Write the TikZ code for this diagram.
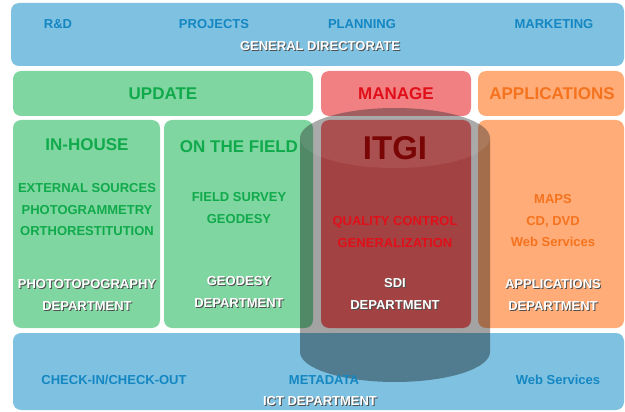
\documentclass[tikz,border=0pt]{standalone}
\usepackage{fontspec}
\setmainfont{Liberation Sans}
\usepackage{tikz}

\definecolor{dirblue}{HTML}{7FC1E0}
\definecolor{dirtext}{HTML}{1487C3}
\definecolor{updgreen}{HTML}{80D6A0}
\definecolor{updtext}{HTML}{10AA4C}
\definecolor{mngred}{HTML}{F08082}
\definecolor{sdired}{HTML}{FF6868}
\definecolor{mngtext}{HTML}{E10F19}
\definecolor{itgitext}{HTML}{7A0505}
\definecolor{appor}{HTML}{FFAC78}
\definecolor{apptext}{HTML}{F5731E}
\definecolor{shadowgray}{HTML}{505050}

\tikzset{
  box/.style={rounded corners=8pt},
  lbl/.style={font=\fontsize{13}{21.5}\selectfont\bfseries, align=center, inner sep=0pt},
  head/.style={font=\fontsize{17}{20}\selectfont\bfseries, inner sep=0pt},
}

% white label with a dark shadow
\newcommand{\depttext}[4]{%
  \node[lbl,text=shadowgray] (#1s) at (#2+1,#3+1) {#4};
  \node[lbl,text=white] (#1) at (#2,#3) {#4};}

\begin{document}
\begin{tikzpicture}[x=1pt,y=-1pt]
  \useasboundingbox (0,0) rectangle (625,412);

  % General directorate
  \fill[box,dirblue] (11,3) rectangle (624,66);
  \node[lbl,text=dirtext] (rd) at (58,24) {R\&D};
  \node[lbl,text=dirtext] (projects) at (214,24) {PROJECTS};
  \node[lbl,text=dirtext] (planning) at (362,24) {PLANNING};
  \node[lbl,text=dirtext] (marketing) at (554,24) {MARKETING};
  \depttext{gendir}{320}{46}{GENERAL DIRECTORATE}

  % Column headers
  \fill[box,updgreen] (13,71) rectangle (313,116);
  \fill[box,mngred] (321,71) rectangle (471,116);
  \fill[box,appor] (478,71) rectangle (624,116);

  % Departments
  \fill[box,updgreen] (13,120) rectangle (160,328);
  \fill[box,updgreen] (164,120) rectangle (313,328);
  \fill[box,sdired] (321,120) rectangle (471,328);
  \fill[box,appor] (478,120) rectangle (624,328);

  % ICT department
  \fill[box,dirblue] (13,333) rectangle (624,410);

  % ITGI cylinder
  \fill[black,opacity=0.36] (300,138) -- (300,352)
    arc[start angle=180,end angle=360,x radius=95pt,y radius=30pt]
    -- (490,138)
    arc[start angle=0,end angle=180,x radius=95pt,y radius=30pt] -- cycle;
  \fill[white,opacity=0.08] (395,138) ellipse[x radius=95pt,y radius=30pt];

  % Labels
  \node[head,text=updtext] (update) at (163,94) {UPDATE};
  \node[head,text=mngtext] (manage) at (396,94) {MANAGE};
  \node[head,text=apptext] (applications) at (552,94) {APPLICATIONS};

  \node[head,text=updtext] (inhouse) at (87,145) {IN-HOUSE};
  \node[lbl,text=updtext] (inhouselist) at (87,210) {EXTERNAL SOURCES\\PHOTOGRAMMETRY\\ORTHORESTITUTION};
  \depttext{photodep}{87}{295}{PHOTOTOPOGRAPHY\\DEPARTMENT}

  \node[head,text=updtext] (field) at (239,147) {ON THE FIELD};
  \node[lbl,text=updtext] (fieldlist) at (239,208) {FIELD SURVEY\\GEODESY};
  \depttext{geodep}{239}{292}{GEODESY\\DEPARTMENT}

  \node[font=\fontsize{33}{36}\selectfont\bfseries,inner sep=0pt,text=itgitext] (itgi) at (395,148) {ITGI};
  \node[lbl,text=mngtext] (sdilist) at (395,232) {QUALITY CONTROL\\GENERALIZATION};
  \depttext{sdidep}{395}{294}{SDI\\DEPARTMENT}

  \node[lbl,text=apptext] (applist) at (553,221) {MAPS\\CD, DVD\\Web Services};
  \depttext{appdep}{553}{295}{APPLICATIONS\\DEPARTMENT}

  \node[lbl,text=dirtext] (checkin) at (114,380) {CHECK-IN/CHECK-OUT};
  \node[lbl,text=dirtext] (metadata) at (324,380) {METADATA};
  \node[lbl,text=dirtext] (websvc) at (558,380) {Web Services};
  \depttext{ictdep}{320}{401}{ICT DEPARTMENT}
\end{tikzpicture}
\end{document}
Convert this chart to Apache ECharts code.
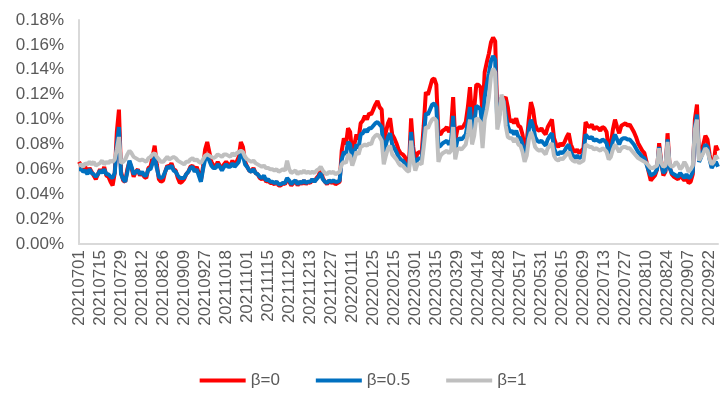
<!DOCTYPE html>
<html><head><meta charset="utf-8">
<script src="https://cdn.jsdelivr.net/npm/echarts@6/dist/echarts.min.js"></script>
<style>html,body{margin:0;padding:0;background:#fff}#c{width:726px;height:396px}</style>
</head><body><div id="c"></div>
<script>
const dates = [
'20210701','20210702','20210705','20210706','20210707','20210708','20210709','20210712','20210713','20210714','20210715','20210716','20210719','20210720','20210721','20210722','20210723','20210726','20210727','20210728','20210729','20210730',
'20210802','20210803','20210804','20210805','20210806','20210809','20210810','20210811','20210812','20210813','20210816','20210817','20210818','20210819','20210820','20210823','20210824','20210825','20210826','20210827','20210830','20210831',
'20210901','20210902','20210903','20210906','20210907','20210908','20210909','20210910','20210913','20210914','20210915','20210916','20210917','20210922','20210923','20210924','20210927','20210928','20210929','20210930',
'20211008','20211011','20211012','20211013','20211014','20211015','20211018','20211019','20211020','20211021','20211022','20211025','20211026','20211027','20211028','20211029',
'20211101','20211102','20211103','20211104','20211105','20211108','20211109','20211110','20211111','20211112','20211115','20211116','20211117','20211118','20211119','20211122','20211123','20211124','20211125','20211126','20211129','20211130',
'20211201','20211202','20211203','20211206','20211207','20211208','20211209','20211210','20211213','20211214','20211215','20211216','20211217','20211220','20211221','20211222','20211223','20211224','20211227','20211228','20211229','20211230','20211231',
'20220104','20220105','20220106','20220107','20220110','20220111','20220112','20220113','20220114','20220117','20220118','20220119','20220120','20220121','20220124','20220125','20220126','20220127','20220128',
'20220207','20220208','20220209','20220210','20220211','20220214','20220215','20220216','20220217','20220218','20220221','20220222','20220223','20220224','20220225','20220228',
'20220301','20220302','20220303','20220304','20220307','20220308','20220309','20220310','20220311','20220314','20220315','20220316','20220317','20220318','20220321','20220322','20220323','20220324','20220325','20220328','20220329','20220330','20220331',
'20220401','20220406','20220407','20220408','20220411','20220412','20220413','20220414','20220415','20220418','20220419','20220420','20220421','20220422','20220425','20220426','20220427','20220428','20220429',
'20220505','20220506','20220509','20220510','20220511','20220512','20220513','20220516','20220517','20220518','20220519','20220520','20220523','20220524','20220525','20220526','20220527','20220530','20220531',
'20220601','20220602','20220606','20220607','20220608','20220609','20220610','20220613','20220614','20220615','20220616','20220617','20220620','20220621','20220622','20220623','20220624','20220627','20220628','20220629','20220630',
'20220701','20220704','20220705','20220706','20220707','20220708','20220711','20220712','20220713','20220714','20220715','20220718','20220719','20220720','20220721','20220722','20220725','20220726','20220727','20220728','20220729',
'20220801','20220802','20220803','20220804','20220805','20220808','20220809','20220810','20220811','20220812','20220815','20220816','20220817','20220818','20220819','20220822','20220823','20220824','20220825','20220826','20220829','20220830','20220831',
'20220901','20220902','20220905','20220906','20220907','20220908','20220909','20220913','20220914','20220915','20220916','20220919','20220920','20220921','20220922','20220923','20220926','20220927','20220928'
];

// values in percent
const beta0 = [
.066,.063,.060,.062,.057,.061,.058,.055,.052,.056,
.060,.057,.062,.055,.054,.050,.047,.057,.090,.108,
.058,.051,.050,.060,.066,.061,.054,.058,.060,.055,
.058,.054,.053,.061,.062,.070,.079,.064,.052,.050,
.051,.058,.063,.062,.065,.060,.059,.053,.049,.050,
.052,.056,.058,.062,.063,.059,.062,.057,.051,.062,
.076,.082,.074,.066,.063,.062,.066,.063,.060,.064,
.066,.064,.063,.067,.063,.066,.070,.082,.078,.066,
.062,.059,.058,.061,.057,.056,.053,.052,.054,.050,
.051,.049,.049,.048,.050,.047,.047,.049,.048,.052,
.050,.047,.049,.051,.047,.050,.048,.051,.048,.050,
.049,.052,.050,.053,.055,.060,.053,.050,.048,.051,
.049,.050,.048,.049,.050,.075,.085,.080,.093,.090,
.072,.080,.088,.084,.097,.099,.103,.100,.105,.104,
.108,.112,.115,.110,.108,.080,.090,.097,.101,.088,
.085,.081,.076,.073,.072,.070,.066,.064,.101,.078,
.066,.073,.074,.073,.095,.122,.120,.126,.132,.133,
.128,.089,.088,.091,.092,.094,.090,.093,.118,.083,
.092,.094,.093,.095,.098,.110,.126,.100,.108,.128,
.128,.126,.105,.138,.146,.153,.162,.166,.163,.104,
.108,.117,.116,.118,.110,.098,.100,.097,.101,.095,
.094,.088,.076,.082,.100,.114,.108,.096,.092,.091,
.093,.090,.088,.094,.097,.100,.085,.080,.078,.081,
.079,.082,.086,.089,.080,.076,.074,.076,.073,.075,
.077,.098,.095,.094,.096,.092,.094,.093,.091,.094,
.093,.090,.076,.080,.092,.100,.094,.089,.095,.096,
.097,.095,.096,.093,.090,.086,.081,.078,.075,.073,
.066,.058,.051,.053,.055,.060,.081,.066,.055,.058,
.089,.062,.056,.054,.053,.052,.055,.053,.051,.054,
.049,.050,.056,.100,.112,.068,.073,.080,.087,.084,
.072,.062,.066,.079,.075
];
const beta05 = [
.060,.060,.058,.059,.056,.060,.057,.056,.054,.056,
.059,.057,.060,.056,.056,.054,.053,.057,.080,.094,
.056,.052,.050,.058,.067,.062,.056,.058,.059,.056,
.058,.055,.055,.060,.060,.065,.070,.061,.054,.053,
.054,.058,.062,.061,.063,.059,.058,.055,.053,.053,
.053,.056,.058,.061,.062,.058,.060,.055,.050,.060,
.068,.070,.067,.063,.061,.061,.064,.062,.059,.062,
.064,.062,.062,.065,.062,.064,.066,.073,.071,.064,
.062,.059,.058,.060,.057,.056,.054,.053,.055,.051,
.052,.050,.050,.049,.050,.048,.048,.049,.049,.053,
.051,.048,.050,.051,.048,.050,.049,.051,.049,.050,
.050,.052,.050,.052,.054,.057,.052,.050,.049,.051,
.050,.051,.050,.050,.051,.068,.074,.072,.082,.080,
.068,.074,.080,.077,.088,.089,.092,.090,.093,.093,
.095,.097,.098,.096,.094,.072,.080,.086,.089,.080,
.077,.074,.070,.068,.067,.065,.062,.061,.090,.072,
.062,.068,.069,.068,.085,.105,.104,.108,.112,.113,
.110,.078,.079,.081,.082,.083,.080,.083,.103,.075,
.083,.085,.084,.086,.088,.098,.110,.089,.096,.111,
.110,.108,.092,.118,.128,.137,.147,.151,.148,.097,
.104,.118,.115,.104,.095,.090,.091,.088,.091,.086,
.085,.080,.071,.076,.092,.100,.095,.086,.083,.082,
.083,.081,.079,.084,.087,.089,.077,.073,.072,.074,
.073,.075,.078,.080,.074,.071,.069,.071,.069,.070,
.072,.088,.086,.085,.086,.083,.084,.083,.082,.084,
.083,.081,.072,.075,.083,.088,.084,.080,.084,.085,
.085,.084,.084,.082,.080,.077,.074,.072,.070,.069,
.064,.059,.055,.056,.057,.060,.078,.064,.057,.059,
.084,.061,.057,.056,.055,.054,.057,.055,.053,.056,
.053,.054,.058,.094,.104,.066,.070,.075,.080,.078,
.068,.061,.064,.066,.062
];
const beta1 = [
.063,.064,.062,.065,.064,.066,.064,.066,.063,.064,
.065,.067,.064,.066,.065,.067,.066,.068,.076,.086,
.065,.066,.068,.072,.075,.073,.070,.069,.068,.067,
.068,.067,.066,.069,.070,.072,.073,.070,.068,.066,
.066,.068,.070,.068,.069,.070,.069,.067,.066,.065,
.064,.066,.066,.068,.069,.067,.068,.066,.065,.068,
.071,.072,.071,.070,.069,.070,.072,.071,.070,.072,
.072,.071,.070,.073,.071,.073,.074,.075,.074,.070,
.068,.067,.066,.067,.065,.064,.063,.062,.063,.061,
.061,.060,.060,.059,.060,.058,.059,.060,.059,.067,
.060,.057,.058,.059,.056,.058,.057,.059,.057,.058,
.057,.058,.057,.059,.060,.062,.059,.057,.056,.058,
.057,.058,.056,.057,.058,.064,.066,.065,.072,.071,
.063,.068,.074,.072,.078,.079,.080,.079,.081,.080,
.085,.087,.088,.086,.083,.064,.071,.077,.079,.072,
.070,.068,.065,.063,.063,.061,.059,.058,.083,.067,
.059,.064,.065,.064,.078,.094,.093,.097,.100,.101,
.099,.066,.071,.073,.074,.075,.073,.075,.094,.068,
.076,.077,.076,.078,.080,.089,.100,.080,.087,.101,
.100,.098,.077,.100,.108,.118,.135,.141,.138,.092,
.100,.120,.114,.095,.086,.085,.085,.082,.085,.080,
.079,.074,.066,.071,.084,.090,.085,.078,.076,.075,
.076,.074,.072,.077,.079,.081,.071,.068,.067,.069,
.068,.070,.072,.074,.069,.067,.066,.067,.065,.066,
.067,.080,.079,.078,.078,.076,.077,.076,.075,.077,
.076,.074,.068,.070,.076,.080,.077,.074,.077,.078,
.078,.077,.077,.075,.073,.071,.069,.068,.067,.066,
.065,.063,.061,.061,.062,.063,.077,.065,.062,.063,
.082,.064,.062,.063,.066,.064,.060,.062,.066,.063,
.058,.060,.063,.092,.100,.067,.070,.073,.077,.075,
.068,.064,.066,.071,.068
];
const seriesNames = ['β=0', 'β=0.5', 'β=1'];
const seriesColors = ['#FF0000', '#0070C0', '#BFBFBF'];
const seriesData = [beta0, beta05, beta1];

const chart = echarts.init(document.getElementById('c'), null, {renderer: 'canvas'});
const txt = '#595959';
chart.setOption({
  animation: false,
  backgroundColor: '#fff',
  textStyle: {fontFamily: 'Liberation Sans, Arial, sans-serif'},
  grid: {left: 79, right: 8, top: 20, bottom: 152, containLabel: false},
  legend: {
    data: seriesNames, left: 'center', top: 367, icon: 'rect',
    itemWidth: 46, itemHeight: 4, itemGap: 36,
    textStyle: {color: txt, fontSize: 17, fontFamily: 'Liberation Sans, Arial, sans-serif'}
  },
  xAxis: {
    type: 'category', data: dates, boundaryGap: false,
    axisLine: {lineStyle: {color: '#D9D9D9', width: 2}},
    axisTick: {show: false},
    axisLabel: {interval: 9, rotate: 90, color: txt, fontSize: 17, margin: 6, fontFamily: 'Liberation Sans, Arial, sans-serif'},
    splitLine: {show: false}
  },
  yAxis: {
    type: 'value', min: 0, max: 0.18, interval: 0.02,
    axisLine: {show: true, lineStyle: {color: '#D9D9D9', width: 2}},
    axisTick: {show: false},
    splitLine: {show: false},
    axisLabel: {color: txt, fontSize: 17, margin: 15, formatter: v => v.toFixed(2) + '%', fontFamily: 'Liberation Sans, Arial, sans-serif'}
  },
  series: seriesData.map((d, i) => ({
    name: seriesNames[i], type: 'line', data: d, showSymbol: false, symbol: 'none',
    lineStyle: {color: seriesColors[i], width: 4}, itemStyle: {color: seriesColors[i]}
  }))
});
</script></body></html>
========
§ **YOUR OBJECTIVE**
Transcribe the opening line of the listing above, please, and every line after it through the line with "(0,0) rectangle (625,412);", word for word, without pictures.

§ **RESULT OF THE TASK**
Write the TikZ code for this diagram.
\documentclass[tikz,border=0pt]{standalone}
\usepackage{fontspec}
\setmainfont{Liberation Sans}
\usepackage{tikz}

\definecolor{dirblue}{HTML}{7FC1E0}
\definecolor{dirtext}{HTML}{1487C3}
\definecolor{updgreen}{HTML}{80D6A0}
\definecolor{updtext}{HTML}{10AA4C}
\definecolor{mngred}{HTML}{F08082}
\definecolor{sdired}{HTML}{FF6868}
\definecolor{mngtext}{HTML}{E10F19}
\definecolor{itgitext}{HTML}{7A0505}
\definecolor{appor}{HTML}{FFAC78}
\definecolor{apptext}{HTML}{F5731E}
\definecolor{shadowgray}{HTML}{505050}

\tikzset{
  box/.style={rounded corners=8pt},
  lbl/.style={font=\fontsize{13}{21.5}\selectfont\bfseries, align=center, inner sep=0pt},
  head/.style={font=\fontsize{17}{20}\selectfont\bfseries, inner sep=0pt},
}

% white label with a dark shadow
\newcommand{\depttext}[4]{%
  \node[lbl,text=shadowgray] (#1s) at (#2+1,#3+1) {#4};
  \node[lbl,text=white] (#1) at (#2,#3) {#4};}

\begin{document}
\begin{tikzpicture}[x=1pt,y=-1pt]
  \useasboundingbox (0,0) rectangle (625,412);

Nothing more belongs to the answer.